Cudi ormanları, 2022 boyuncada yoğun ağaç kesimine maruz bırakılmış, Şırnak Baro Başkanı Rojhat Dilsiz Mardin Nöbetçi İdare Mahkemesi’ne yürütmenin durdurulması başvurusunda “[…] Şanlıurfa Bölge Orman Müdürlüğü’nün resmi verilerine göre hukuka aykırı bir şekilde iki yıldan beri devam eden ağaç kesimleri[nde] sadece 7 ayda [Şırnak’taki} orman varlığı[nın] yüzde 8 azal[dığını]” açıklamıştı.

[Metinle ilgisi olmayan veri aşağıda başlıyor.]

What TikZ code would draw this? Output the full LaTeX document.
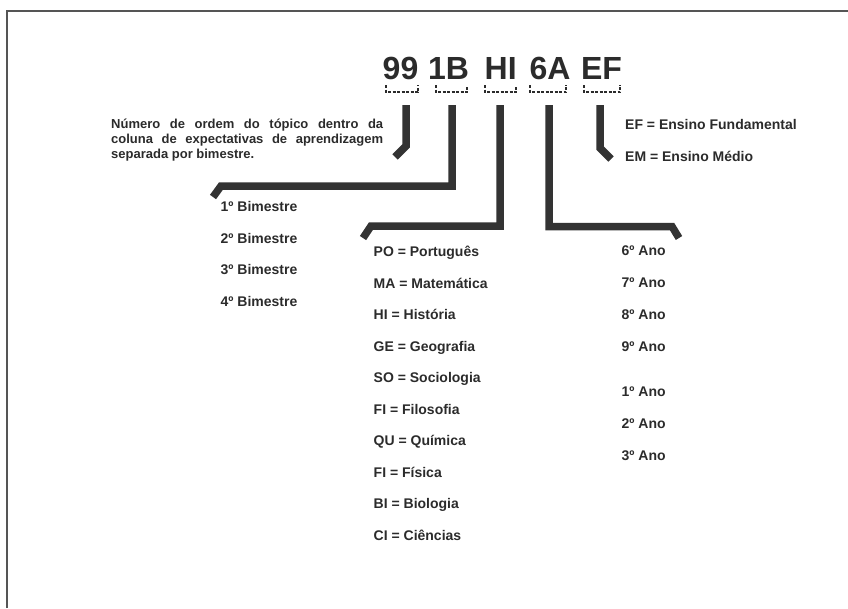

Akbelen’de olduğu gibi Cudi ormanlarında da Anayasa ve “doğal hukuk” İdare Mahkemesi’ne yol göstermedi. Dahası, orman yakmak asker eğlencesine, orman kesmek korucuların müşterekleri talan etme özgürlüğüne dönüşürken kimsenin sırtını dayayacak bir kanun aramak için zahmet etmesi bile gerekmemişti: “Mevzu vatan” olunca “resmi” muhalefet ve anaakım “doğa koruyuculuğu”nun ekosistemi Fırat’ın doğu yakasında son buldu. Sanki görülmezlerse yangınlar Anadolu-Mezopotamya ekosisteminin orman varlığını yok etmemiş sayılır, yeryüzü envanterinden silinmeleri fark edilmiş gibi yapılabilirdi…

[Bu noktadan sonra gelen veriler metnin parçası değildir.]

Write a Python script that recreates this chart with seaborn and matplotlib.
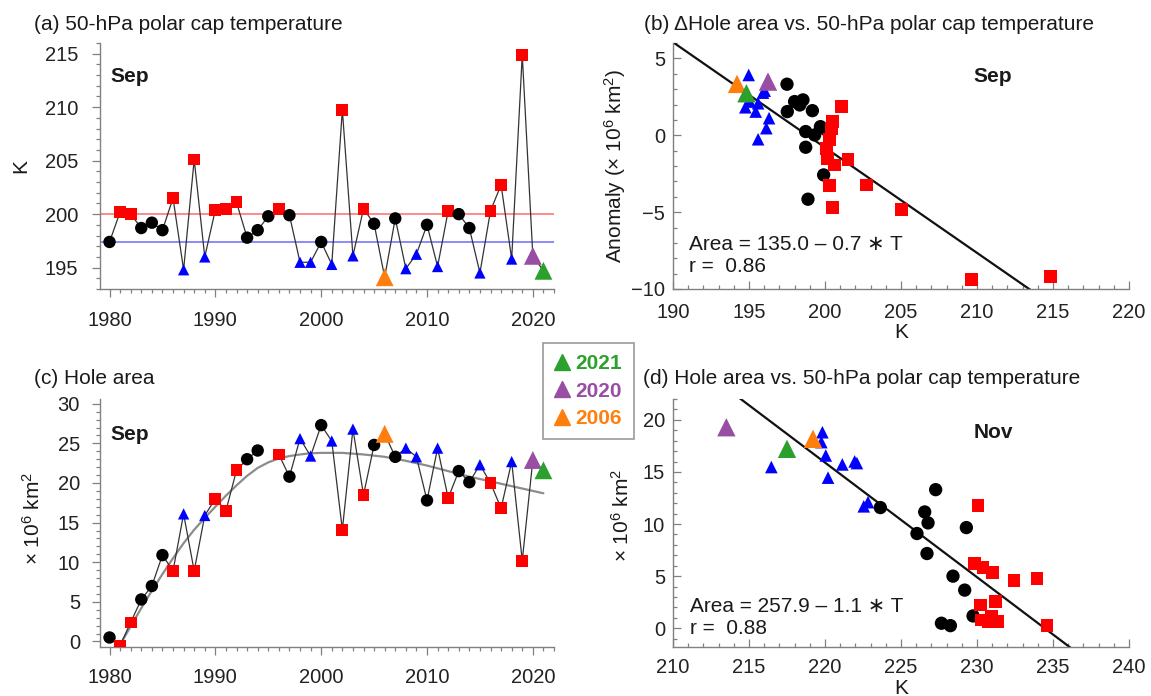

Aslında yaşam kaynaklarına sımsıkı sarılan İkizköylü kadın, çıkış yolunu kendileri adına konuşmaya kalkan herkesten iyi tanımlıyor: “Biz hava, toprak ve suyumuzdan başka bir şey istemiyoruz. Canlılarla birlikte insanca bir yaşamdan başka da bir şey istemedik […] Ama mücadele bitmeyecek. Mücadele çok uzun soluklu. Son ağaç kalıncaya kadar ve burasını madene döndürmemek için asıl mücadelemiz şimdi başlıyor. Herkesi buraya bekliyoruz.”
Cudi ve Akbelen köylülerinin dolaysızca deneyimledikleri gibi Türkiye ve dünya kapitalizmi ve sömürgeciliği, halkların yaşam kaynaklarına, başka bir deyişle müştereklerimize saldırmadan varlığını sürdüremeyecek ve kapitalist uygarlığın bütün tarihinin anlattığı gibi kapitalizm altında “Canlılarla birlikte insanca bir yaşam” olamayacak. Ya biri ya öteki…
Bu “çok uzun soluklu mücadele”den gayri her şey yalan. Ya yeni, ekolojik-demokratik bir uygarlık için bütün ülkelerde birden ayağa kalkılacak ya kapitalist uygarlığın ateşinde kaynayıp kavrulan bir dünyayla birlikte yok olunacak…
Can Yücel’in zamanında dediği gibi “Ne kadar yalansız yaşarsak o kadar iyi”!